TO DO
Output the material below in full, exactly as it is.

RECORDED DATA
---+---

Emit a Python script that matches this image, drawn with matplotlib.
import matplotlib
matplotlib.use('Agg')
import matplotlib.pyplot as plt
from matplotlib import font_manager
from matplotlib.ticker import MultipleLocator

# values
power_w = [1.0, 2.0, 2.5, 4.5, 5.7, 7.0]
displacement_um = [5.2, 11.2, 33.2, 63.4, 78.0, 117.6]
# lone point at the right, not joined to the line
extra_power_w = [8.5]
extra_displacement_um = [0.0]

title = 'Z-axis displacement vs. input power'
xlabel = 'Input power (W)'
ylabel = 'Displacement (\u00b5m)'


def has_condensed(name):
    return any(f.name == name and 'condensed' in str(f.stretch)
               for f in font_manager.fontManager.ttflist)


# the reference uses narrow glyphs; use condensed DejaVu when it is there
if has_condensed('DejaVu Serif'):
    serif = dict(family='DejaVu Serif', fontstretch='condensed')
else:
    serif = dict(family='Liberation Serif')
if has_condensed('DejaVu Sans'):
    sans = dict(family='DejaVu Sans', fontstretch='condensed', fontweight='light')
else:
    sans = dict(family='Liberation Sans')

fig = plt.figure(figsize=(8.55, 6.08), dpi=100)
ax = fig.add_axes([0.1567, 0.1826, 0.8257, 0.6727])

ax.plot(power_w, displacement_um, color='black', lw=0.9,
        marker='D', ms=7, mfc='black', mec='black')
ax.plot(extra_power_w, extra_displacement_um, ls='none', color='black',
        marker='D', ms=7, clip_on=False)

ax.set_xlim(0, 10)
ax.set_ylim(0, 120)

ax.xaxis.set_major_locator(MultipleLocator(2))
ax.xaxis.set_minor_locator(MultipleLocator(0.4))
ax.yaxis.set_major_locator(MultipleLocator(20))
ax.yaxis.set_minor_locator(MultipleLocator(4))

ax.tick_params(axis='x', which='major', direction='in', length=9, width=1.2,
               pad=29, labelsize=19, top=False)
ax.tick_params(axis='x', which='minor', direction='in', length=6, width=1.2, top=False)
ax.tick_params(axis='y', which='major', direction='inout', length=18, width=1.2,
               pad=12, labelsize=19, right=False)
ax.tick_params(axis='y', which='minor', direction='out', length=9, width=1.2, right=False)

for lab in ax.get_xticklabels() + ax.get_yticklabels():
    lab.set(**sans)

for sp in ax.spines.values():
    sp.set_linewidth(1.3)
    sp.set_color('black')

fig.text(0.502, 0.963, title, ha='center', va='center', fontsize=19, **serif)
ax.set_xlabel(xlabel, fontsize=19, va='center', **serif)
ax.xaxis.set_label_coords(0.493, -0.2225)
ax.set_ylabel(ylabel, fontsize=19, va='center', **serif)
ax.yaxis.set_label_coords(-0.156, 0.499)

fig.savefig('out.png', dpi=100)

---+---

RESPONSE
Emit a Python script that matches this image, drawn with matplotlib.
import matplotlib
matplotlib.use('Agg')
import matplotlib.pyplot as plt
from matplotlib import font_manager
from matplotlib.ticker import MultipleLocator

# values
power_w = [1.0, 2.0, 2.5, 4.5, 5.7, 7.0]
displacement_um = [5.2, 11.2, 33.2, 63.4, 78.0, 117.6]
# lone point at the right, not joined to the line
extra_power_w = [8.5]
extra_displacement_um = [0.0]

title = 'Z-axis displacement vs. input power'
xlabel = 'Input power (W)'
ylabel = 'Displacement (\u00b5m)'


def has_condensed(name):
    return any(f.name == name and 'condensed' in str(f.stretch)
               for f in font_manager.fontManager.ttflist)


# the reference uses narrow glyphs; use condensed DejaVu when it is there
if has_condensed('DejaVu Serif'):
    serif = dict(family='DejaVu Serif', fontstretch='condensed')
else:
    serif = dict(family='Liberation Serif')
if has_condensed('DejaVu Sans'):
    sans = dict(family='DejaVu Sans', fontstretch='condensed', fontweight='light')
else:
    sans = dict(family='Liberation Sans')

fig = plt.figure(figsize=(8.55, 6.08), dpi=100)
ax = fig.add_axes([0.1567, 0.1826, 0.8257, 0.6727])

ax.plot(power_w, displacement_um, color='black', lw=0.9,
        marker='D', ms=7, mfc='black', mec='black')
ax.plot(extra_power_w, extra_displacement_um, ls='none', color='black',
        marker='D', ms=7, clip_on=False)

ax.set_xlim(0, 10)
ax.set_ylim(0, 120)

ax.xaxis.set_major_locator(MultipleLocator(2))
ax.xaxis.set_minor_locator(MultipleLocator(0.4))
ax.yaxis.set_major_locator(MultipleLocator(20))
ax.yaxis.set_minor_locator(MultipleLocator(4))

ax.tick_params(axis='x', which='major', direction='in', length=9, width=1.2,
               pad=29, labelsize=19, top=False)
ax.tick_params(axis='x', which='minor', direction='in', length=6, width=1.2, top=False)
ax.tick_params(axis='y', which='major', direction='inout', length=18, width=1.2,
               pad=12, labelsize=19, right=False)
ax.tick_params(axis='y', which='minor', direction='out', length=9, width=1.2, right=False)

for lab in ax.get_xticklabels() + ax.get_yticklabels():
    lab.set(**sans)

for sp in ax.spines.values():
    sp.set_linewidth(1.3)
    sp.set_color('black')

fig.text(0.502, 0.963, title, ha='center', va='center', fontsize=19, **serif)
ax.set_xlabel(xlabel, fontsize=19, va='center', **serif)
ax.xaxis.set_label_coords(0.493, -0.2225)
ax.set_ylabel(ylabel, fontsize=19, va='center', **serif)
ax.yaxis.set_label_coords(-0.156, 0.499)

fig.savefig('out.png', dpi=100)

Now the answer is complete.